WORK TO COMPLETE:
Do not repeat pictures. Repeat exactly the lines of the listing below from its first line through the line with "const y2TickLabels = ['-2', '-1', '0', '1', '2', '3'];".
_ _ _ _ _ _ _
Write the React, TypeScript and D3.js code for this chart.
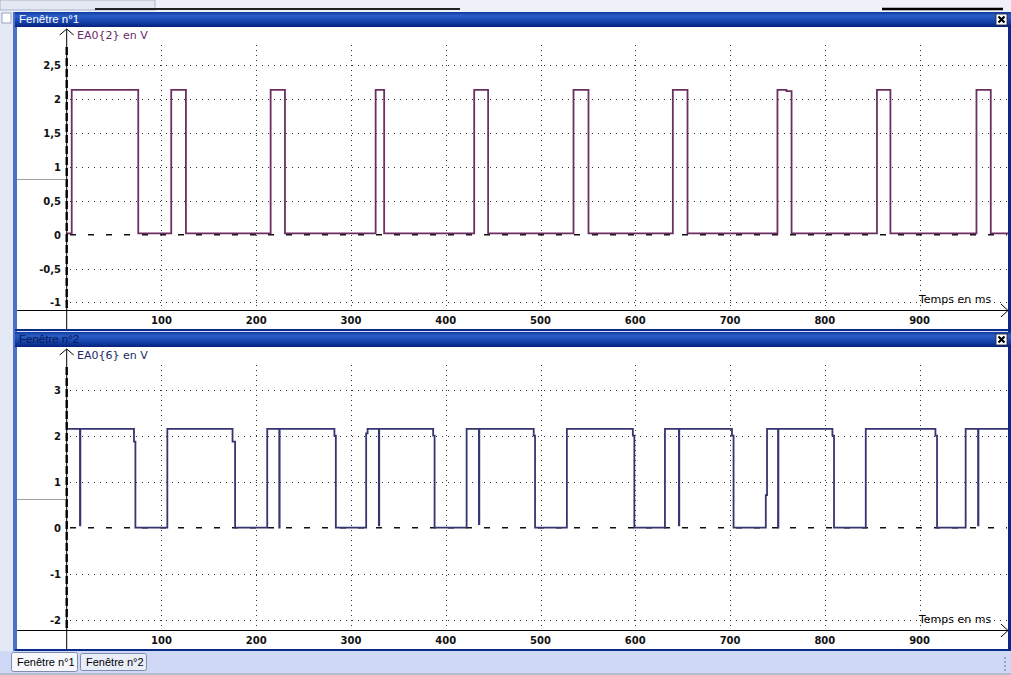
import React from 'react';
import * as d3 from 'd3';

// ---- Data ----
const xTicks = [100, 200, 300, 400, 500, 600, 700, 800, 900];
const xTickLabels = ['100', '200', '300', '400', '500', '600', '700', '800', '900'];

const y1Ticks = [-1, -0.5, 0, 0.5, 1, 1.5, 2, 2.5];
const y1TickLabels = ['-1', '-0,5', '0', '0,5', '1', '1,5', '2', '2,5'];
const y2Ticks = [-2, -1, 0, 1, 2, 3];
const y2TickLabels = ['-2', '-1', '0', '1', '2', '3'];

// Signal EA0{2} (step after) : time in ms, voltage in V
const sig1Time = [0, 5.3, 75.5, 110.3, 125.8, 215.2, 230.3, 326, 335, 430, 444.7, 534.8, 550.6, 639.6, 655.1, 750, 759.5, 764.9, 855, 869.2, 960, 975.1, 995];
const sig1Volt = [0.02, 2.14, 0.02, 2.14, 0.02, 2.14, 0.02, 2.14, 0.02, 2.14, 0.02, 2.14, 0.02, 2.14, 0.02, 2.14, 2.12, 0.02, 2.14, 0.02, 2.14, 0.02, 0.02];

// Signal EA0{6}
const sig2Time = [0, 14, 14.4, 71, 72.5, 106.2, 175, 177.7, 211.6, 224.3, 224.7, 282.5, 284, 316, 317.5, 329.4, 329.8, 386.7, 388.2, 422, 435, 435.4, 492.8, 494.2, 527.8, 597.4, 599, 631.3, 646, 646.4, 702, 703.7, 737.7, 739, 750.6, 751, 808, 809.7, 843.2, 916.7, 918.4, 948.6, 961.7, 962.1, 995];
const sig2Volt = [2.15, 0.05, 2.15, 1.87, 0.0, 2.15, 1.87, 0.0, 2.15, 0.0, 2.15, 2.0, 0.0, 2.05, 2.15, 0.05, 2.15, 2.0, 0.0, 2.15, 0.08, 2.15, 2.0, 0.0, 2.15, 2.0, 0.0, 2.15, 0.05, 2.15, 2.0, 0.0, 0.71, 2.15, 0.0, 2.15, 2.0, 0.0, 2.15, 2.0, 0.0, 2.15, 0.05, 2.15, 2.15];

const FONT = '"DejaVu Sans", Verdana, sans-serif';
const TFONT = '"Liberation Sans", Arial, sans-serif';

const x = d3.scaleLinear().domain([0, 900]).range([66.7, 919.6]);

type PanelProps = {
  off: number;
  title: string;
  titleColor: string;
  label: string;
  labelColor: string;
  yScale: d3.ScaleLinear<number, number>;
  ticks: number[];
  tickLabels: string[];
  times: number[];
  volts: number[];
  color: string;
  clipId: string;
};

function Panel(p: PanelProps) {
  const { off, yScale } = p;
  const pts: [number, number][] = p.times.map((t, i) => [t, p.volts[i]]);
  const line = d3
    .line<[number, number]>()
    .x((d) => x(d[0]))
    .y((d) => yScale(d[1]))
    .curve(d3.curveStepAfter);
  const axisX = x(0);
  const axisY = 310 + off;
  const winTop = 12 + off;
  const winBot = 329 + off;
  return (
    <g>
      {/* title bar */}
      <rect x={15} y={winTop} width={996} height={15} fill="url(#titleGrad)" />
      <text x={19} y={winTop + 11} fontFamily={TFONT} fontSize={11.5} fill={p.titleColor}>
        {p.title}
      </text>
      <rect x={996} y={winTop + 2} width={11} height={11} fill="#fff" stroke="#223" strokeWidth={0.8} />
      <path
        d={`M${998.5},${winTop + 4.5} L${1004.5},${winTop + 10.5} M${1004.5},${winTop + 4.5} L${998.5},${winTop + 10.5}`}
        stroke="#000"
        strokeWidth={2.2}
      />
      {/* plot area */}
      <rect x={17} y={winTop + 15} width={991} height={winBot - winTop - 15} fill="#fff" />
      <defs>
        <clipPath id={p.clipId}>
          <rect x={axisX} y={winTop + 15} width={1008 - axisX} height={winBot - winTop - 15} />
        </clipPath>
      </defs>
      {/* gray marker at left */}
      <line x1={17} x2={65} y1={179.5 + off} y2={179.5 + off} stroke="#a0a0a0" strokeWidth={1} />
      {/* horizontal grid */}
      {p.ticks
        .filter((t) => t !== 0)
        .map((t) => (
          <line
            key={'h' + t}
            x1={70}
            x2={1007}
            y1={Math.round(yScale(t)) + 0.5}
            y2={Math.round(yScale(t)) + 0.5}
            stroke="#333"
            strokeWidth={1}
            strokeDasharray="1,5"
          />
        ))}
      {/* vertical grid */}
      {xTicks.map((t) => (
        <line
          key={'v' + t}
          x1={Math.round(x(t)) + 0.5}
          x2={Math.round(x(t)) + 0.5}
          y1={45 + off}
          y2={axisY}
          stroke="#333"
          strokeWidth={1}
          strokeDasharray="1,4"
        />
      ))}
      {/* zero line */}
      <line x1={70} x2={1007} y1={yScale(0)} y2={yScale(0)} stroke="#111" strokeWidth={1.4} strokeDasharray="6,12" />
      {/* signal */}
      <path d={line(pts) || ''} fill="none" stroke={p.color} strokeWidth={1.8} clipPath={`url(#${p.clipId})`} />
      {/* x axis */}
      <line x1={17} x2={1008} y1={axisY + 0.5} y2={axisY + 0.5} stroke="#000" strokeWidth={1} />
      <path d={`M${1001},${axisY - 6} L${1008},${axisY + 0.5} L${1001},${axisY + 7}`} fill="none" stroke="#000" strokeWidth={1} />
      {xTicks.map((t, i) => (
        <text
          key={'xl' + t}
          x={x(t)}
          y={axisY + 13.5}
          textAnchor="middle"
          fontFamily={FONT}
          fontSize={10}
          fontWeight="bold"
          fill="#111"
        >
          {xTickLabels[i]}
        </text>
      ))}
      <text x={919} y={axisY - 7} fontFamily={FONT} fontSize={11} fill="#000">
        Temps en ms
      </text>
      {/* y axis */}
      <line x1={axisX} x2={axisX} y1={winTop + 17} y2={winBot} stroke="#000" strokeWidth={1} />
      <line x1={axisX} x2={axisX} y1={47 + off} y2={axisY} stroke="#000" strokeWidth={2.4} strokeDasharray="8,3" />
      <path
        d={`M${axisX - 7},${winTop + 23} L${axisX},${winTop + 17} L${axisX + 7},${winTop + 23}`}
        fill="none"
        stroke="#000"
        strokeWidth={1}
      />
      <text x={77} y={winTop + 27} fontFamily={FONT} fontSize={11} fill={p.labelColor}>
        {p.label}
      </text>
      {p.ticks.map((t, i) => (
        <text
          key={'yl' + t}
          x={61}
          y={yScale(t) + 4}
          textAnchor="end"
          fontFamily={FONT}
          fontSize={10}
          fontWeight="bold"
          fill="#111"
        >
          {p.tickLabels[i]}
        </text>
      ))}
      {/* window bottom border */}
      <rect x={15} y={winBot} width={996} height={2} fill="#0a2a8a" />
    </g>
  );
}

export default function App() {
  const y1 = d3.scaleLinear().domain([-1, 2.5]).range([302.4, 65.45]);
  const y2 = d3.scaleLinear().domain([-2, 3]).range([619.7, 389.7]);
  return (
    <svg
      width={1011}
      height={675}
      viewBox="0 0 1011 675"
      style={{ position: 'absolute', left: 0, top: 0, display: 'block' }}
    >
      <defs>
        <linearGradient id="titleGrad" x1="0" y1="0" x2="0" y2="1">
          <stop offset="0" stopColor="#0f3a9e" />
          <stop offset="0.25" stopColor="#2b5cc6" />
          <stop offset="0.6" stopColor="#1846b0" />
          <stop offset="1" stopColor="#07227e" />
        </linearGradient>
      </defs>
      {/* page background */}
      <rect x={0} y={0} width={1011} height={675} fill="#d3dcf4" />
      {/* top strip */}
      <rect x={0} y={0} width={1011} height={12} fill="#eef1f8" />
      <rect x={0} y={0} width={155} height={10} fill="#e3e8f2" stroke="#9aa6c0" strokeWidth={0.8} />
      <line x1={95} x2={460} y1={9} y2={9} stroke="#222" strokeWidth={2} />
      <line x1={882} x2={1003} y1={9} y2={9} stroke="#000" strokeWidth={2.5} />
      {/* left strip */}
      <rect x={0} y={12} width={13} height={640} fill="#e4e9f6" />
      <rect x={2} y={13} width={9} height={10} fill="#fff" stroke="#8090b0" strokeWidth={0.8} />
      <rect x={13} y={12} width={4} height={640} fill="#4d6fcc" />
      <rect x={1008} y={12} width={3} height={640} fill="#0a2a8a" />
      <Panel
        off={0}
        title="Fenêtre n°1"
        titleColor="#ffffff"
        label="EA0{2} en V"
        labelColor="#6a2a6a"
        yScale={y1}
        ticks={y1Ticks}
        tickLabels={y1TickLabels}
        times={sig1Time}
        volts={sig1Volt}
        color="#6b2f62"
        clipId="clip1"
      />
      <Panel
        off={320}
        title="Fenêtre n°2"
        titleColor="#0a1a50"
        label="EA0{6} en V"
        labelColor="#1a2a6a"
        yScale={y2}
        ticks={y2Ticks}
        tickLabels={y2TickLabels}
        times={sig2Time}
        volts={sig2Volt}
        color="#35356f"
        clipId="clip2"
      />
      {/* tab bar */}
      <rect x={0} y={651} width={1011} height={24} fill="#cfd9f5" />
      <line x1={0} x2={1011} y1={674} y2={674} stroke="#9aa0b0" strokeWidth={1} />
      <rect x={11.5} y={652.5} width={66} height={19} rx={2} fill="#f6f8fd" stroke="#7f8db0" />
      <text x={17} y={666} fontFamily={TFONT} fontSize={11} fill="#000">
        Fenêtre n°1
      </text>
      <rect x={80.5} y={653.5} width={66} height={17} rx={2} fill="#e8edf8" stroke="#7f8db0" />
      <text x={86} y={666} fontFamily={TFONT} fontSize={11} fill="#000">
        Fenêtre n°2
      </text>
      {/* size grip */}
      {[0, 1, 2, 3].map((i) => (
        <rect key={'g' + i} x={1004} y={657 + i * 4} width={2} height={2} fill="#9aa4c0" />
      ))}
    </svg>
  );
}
_ _ _ _ _ _ _
FULL SOLUTION:
Write the React, TypeScript and D3.js code for this chart.
import React from 'react';
import * as d3 from 'd3';

// ---- Data ----
const xTicks = [100, 200, 300, 400, 500, 600, 700, 800, 900];
const xTickLabels = ['100', '200', '300', '400', '500', '600', '700', '800', '900'];

const y1Ticks = [-1, -0.5, 0, 0.5, 1, 1.5, 2, 2.5];
const y1TickLabels = ['-1', '-0,5', '0', '0,5', '1', '1,5', '2', '2,5'];
const y2Ticks = [-2, -1, 0, 1, 2, 3];
const y2TickLabels = ['-2', '-1', '0', '1', '2', '3'];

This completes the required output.